### Given records ###

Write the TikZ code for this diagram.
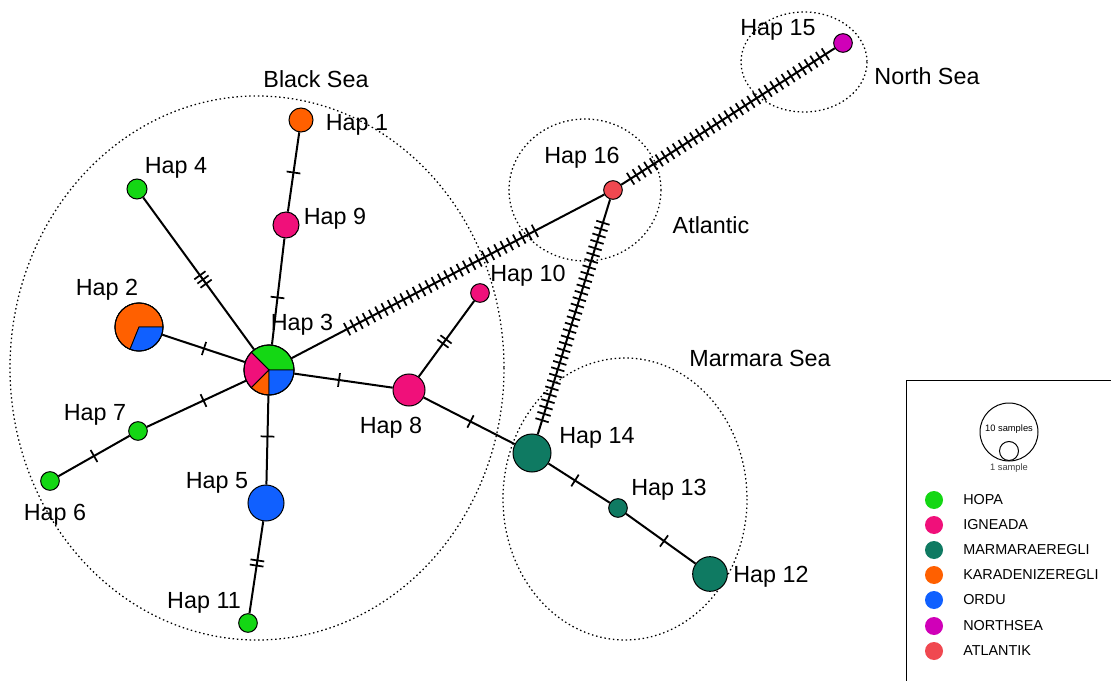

###
### Given records ###

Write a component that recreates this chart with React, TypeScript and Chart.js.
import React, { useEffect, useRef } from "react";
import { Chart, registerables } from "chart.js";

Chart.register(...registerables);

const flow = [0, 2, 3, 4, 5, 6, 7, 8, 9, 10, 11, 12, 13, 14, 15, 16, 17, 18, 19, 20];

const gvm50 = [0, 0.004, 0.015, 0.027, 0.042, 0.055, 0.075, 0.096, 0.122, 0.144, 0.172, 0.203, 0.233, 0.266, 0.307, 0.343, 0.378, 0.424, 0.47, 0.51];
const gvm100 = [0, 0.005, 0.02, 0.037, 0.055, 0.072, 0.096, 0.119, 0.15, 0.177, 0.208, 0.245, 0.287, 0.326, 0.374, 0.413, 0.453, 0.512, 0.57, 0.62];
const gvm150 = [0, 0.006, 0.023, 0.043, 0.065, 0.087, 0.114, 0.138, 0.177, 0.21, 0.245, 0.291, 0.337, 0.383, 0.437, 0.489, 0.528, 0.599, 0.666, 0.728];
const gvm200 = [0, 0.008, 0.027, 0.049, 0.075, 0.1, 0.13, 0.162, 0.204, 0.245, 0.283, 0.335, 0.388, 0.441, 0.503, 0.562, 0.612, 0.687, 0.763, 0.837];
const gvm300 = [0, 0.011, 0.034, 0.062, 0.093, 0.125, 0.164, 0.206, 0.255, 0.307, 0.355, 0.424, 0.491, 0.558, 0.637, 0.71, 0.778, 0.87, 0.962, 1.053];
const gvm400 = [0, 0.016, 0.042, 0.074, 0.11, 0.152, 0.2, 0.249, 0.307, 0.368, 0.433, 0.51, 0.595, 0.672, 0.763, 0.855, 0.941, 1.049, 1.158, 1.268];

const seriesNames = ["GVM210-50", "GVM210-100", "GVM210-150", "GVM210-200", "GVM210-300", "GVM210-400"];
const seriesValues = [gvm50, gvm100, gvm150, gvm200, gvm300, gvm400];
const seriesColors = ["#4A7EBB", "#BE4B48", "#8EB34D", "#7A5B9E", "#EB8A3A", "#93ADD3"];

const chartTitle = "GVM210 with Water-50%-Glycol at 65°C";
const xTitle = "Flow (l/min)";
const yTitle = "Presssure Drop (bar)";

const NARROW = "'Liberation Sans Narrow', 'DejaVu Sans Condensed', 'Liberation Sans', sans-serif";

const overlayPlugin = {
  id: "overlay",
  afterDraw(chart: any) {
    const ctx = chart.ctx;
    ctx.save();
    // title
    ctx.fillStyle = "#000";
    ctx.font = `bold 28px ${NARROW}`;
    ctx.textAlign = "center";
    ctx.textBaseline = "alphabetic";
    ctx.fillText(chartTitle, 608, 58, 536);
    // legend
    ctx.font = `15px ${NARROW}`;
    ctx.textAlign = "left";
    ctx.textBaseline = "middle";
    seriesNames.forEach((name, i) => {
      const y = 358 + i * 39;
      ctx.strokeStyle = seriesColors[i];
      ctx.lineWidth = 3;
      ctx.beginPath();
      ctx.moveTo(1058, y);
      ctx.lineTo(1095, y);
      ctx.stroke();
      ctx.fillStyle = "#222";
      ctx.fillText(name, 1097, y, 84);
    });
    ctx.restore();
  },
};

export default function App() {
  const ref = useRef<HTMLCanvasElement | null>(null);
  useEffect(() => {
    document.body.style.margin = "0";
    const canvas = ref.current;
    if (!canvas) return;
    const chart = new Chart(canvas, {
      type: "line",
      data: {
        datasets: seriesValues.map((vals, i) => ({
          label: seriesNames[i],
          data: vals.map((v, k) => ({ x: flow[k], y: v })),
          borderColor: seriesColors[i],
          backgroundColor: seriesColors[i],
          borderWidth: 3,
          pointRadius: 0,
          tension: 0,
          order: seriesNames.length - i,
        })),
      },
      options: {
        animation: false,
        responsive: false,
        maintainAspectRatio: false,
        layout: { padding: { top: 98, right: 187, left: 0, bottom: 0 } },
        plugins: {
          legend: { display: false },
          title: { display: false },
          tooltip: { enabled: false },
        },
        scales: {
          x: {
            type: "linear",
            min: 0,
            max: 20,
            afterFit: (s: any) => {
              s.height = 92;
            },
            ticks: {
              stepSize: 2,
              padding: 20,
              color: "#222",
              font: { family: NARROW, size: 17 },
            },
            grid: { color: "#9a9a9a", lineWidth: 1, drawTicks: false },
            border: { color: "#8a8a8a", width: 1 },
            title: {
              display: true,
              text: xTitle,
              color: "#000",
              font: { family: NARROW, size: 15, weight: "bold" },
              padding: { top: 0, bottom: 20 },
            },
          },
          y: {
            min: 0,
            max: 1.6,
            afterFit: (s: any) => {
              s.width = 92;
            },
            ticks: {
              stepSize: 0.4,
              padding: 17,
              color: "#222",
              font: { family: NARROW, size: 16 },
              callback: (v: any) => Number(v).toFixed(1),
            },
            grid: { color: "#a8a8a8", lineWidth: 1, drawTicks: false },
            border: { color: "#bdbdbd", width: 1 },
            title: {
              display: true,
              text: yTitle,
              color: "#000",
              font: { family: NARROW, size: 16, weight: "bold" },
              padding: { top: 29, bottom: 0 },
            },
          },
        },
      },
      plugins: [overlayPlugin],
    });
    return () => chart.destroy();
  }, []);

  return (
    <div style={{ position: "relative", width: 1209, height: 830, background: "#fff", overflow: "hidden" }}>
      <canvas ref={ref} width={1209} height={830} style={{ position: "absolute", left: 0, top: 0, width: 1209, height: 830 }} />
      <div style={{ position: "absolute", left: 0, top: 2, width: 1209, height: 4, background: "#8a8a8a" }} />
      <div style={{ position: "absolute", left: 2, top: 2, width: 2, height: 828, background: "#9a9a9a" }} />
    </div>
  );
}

###
### Given records ###

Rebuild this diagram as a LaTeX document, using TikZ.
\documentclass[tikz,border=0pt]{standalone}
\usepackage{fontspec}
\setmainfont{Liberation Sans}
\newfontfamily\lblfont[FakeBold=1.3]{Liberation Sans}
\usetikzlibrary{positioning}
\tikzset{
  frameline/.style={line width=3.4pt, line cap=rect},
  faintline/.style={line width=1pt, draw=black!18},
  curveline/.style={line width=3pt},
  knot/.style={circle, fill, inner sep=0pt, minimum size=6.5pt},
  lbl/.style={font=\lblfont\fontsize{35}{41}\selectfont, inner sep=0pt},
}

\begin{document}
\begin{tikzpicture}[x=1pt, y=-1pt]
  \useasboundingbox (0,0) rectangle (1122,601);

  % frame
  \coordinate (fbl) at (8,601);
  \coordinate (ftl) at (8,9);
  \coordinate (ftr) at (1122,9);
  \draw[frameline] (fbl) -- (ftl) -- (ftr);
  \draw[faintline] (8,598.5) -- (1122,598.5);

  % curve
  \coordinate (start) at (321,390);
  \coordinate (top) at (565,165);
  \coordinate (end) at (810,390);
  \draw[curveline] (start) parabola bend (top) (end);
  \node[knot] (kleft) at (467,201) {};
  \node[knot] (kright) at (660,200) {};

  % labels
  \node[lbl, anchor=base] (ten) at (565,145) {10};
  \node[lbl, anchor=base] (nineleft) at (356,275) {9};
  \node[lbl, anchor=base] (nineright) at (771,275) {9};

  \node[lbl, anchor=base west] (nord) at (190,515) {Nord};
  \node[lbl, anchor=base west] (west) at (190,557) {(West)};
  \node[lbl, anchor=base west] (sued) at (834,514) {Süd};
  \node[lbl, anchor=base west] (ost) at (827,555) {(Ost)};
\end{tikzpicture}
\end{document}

###

Your goal: In the listing above, find the line with "Rebuild this diagram" and the line with "(8,598.5) -- (1122,598.5);", then print exactly those lines and every line between them.

Complete response:
Rebuild this diagram as a LaTeX document, using TikZ.
\documentclass[tikz,border=0pt]{standalone}
\usepackage{fontspec}
\setmainfont{Liberation Sans}
\newfontfamily\lblfont[FakeBold=1.3]{Liberation Sans}
\usetikzlibrary{positioning}
\tikzset{
  frameline/.style={line width=3.4pt, line cap=rect},
  faintline/.style={line width=1pt, draw=black!18},
  curveline/.style={line width=3pt},
  knot/.style={circle, fill, inner sep=0pt, minimum size=6.5pt},
  lbl/.style={font=\lblfont\fontsize{35}{41}\selectfont, inner sep=0pt},
}

\begin{document}
\begin{tikzpicture}[x=1pt, y=-1pt]
  \useasboundingbox (0,0) rectangle (1122,601);

  % frame
  \coordinate (fbl) at (8,601);
  \coordinate (ftl) at (8,9);
  \coordinate (ftr) at (1122,9);
  \draw[frameline] (fbl) -- (ftl) -- (ftr);
  \draw[faintline] (8,598.5) -- (1122,598.5);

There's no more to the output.